En medio de esto esta Ulises, cuya historia nos cuenta Aspern, personaje sin identidad, desarraigado, sin recuerdos, quien desconoce su nombre, se le inventa una “vida aleatoria” (p.158), distinta, para que viva en ella, algo que es imposible: sólo tenemos una vida y por más difícil que sea debemos vivir en ella con todo lo que la vida nos trae al nacer y con todas las experiencias, dolorosas o alegres, que poseamos, ”no debo avergonzarme de mis fantasmas, aunque sean pocos y oscuro los amo” (p.171).

Pero en la estructura de Nocturama, en el discurrir de su historia, hallamos una serie de presencias literarias que son inevitables de señalar: tal el protagonista de la Odisea de Homero; Mary Shelley al autora de Frankestein, con la cual la autora subraya el horror; la novela puede constituir también el hallazgo de los pliegos que se buscaban en Los papeles de Aspern de Henry James, nouvelle perfecta, ”decía Aspern que había dicho Ulises” (p.145). Por ello frente a esto podemos preguntarnos ¿es Nocturama la novela en que se descubren lo que dicen aquellos folios celosamente guardados en Venecia?.

Y es evidente que el uso de Diaz Grey en el cuerpo de la ficción es un homenaje a Juan Carlos Onetti gran adelantado de la novelística de la ciudad, creador de una urbe inventada, Santa María, mezcla de Montevideo y Buenos Aires, en donde todos están angustiados. Como la de Onetti Nocturama puede o no ser Caracas o puede ser una de aquellas raras ciudades europeas, que pueden quedar en Holanda o Alemania, que aparecen en esta invención.

Está también nuestro admirado Chejov por El jardín de los cerezos en donde de alguna forma se anuncia el fin de una época y un futuro incierto.

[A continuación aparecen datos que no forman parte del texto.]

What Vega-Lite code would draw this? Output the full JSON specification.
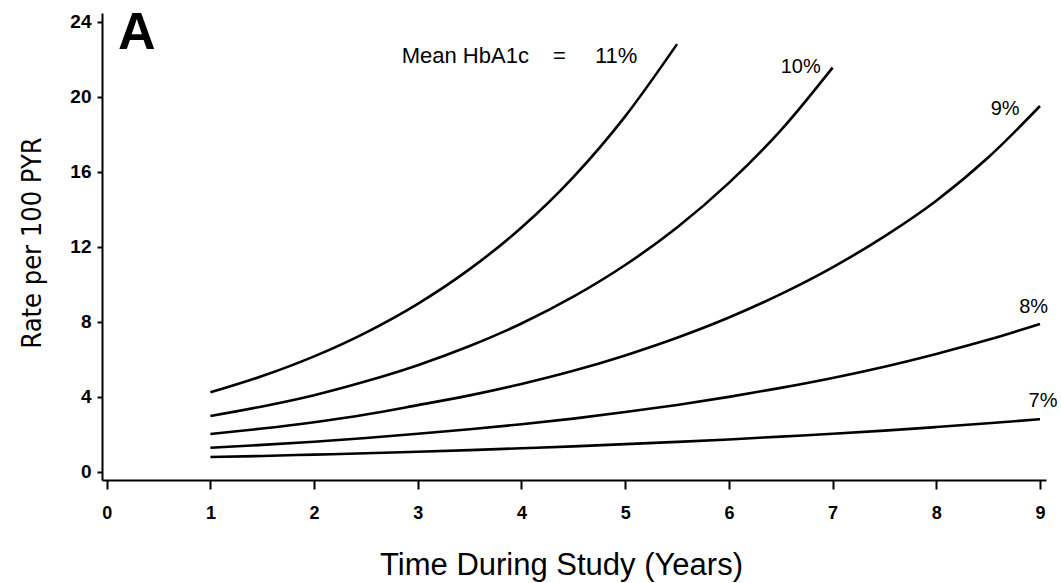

También está Erzsébet Barthory, una vampiro que existió en la vida real, la “condesa sangrienta”, quien asesinaba jovencitas con cuya sangre se bañaba para rejuvenecerse: metáfora de la sangre sin parar que corre por la ciudad sin rastros de esta ejemplar novela, una urbe de la cual sus habitantes desean huir. Es también una muestra de cómo se puede escribir gozosamente, con bello estilo, una narración sobre un asunto terrible: un espacio en donde no hay lugar para la esperanza, para la felicidad humana, para la intimidad, para el amor, para los sentimientos nobles donde ni siquiera existe el afecto por los amigos y amigas.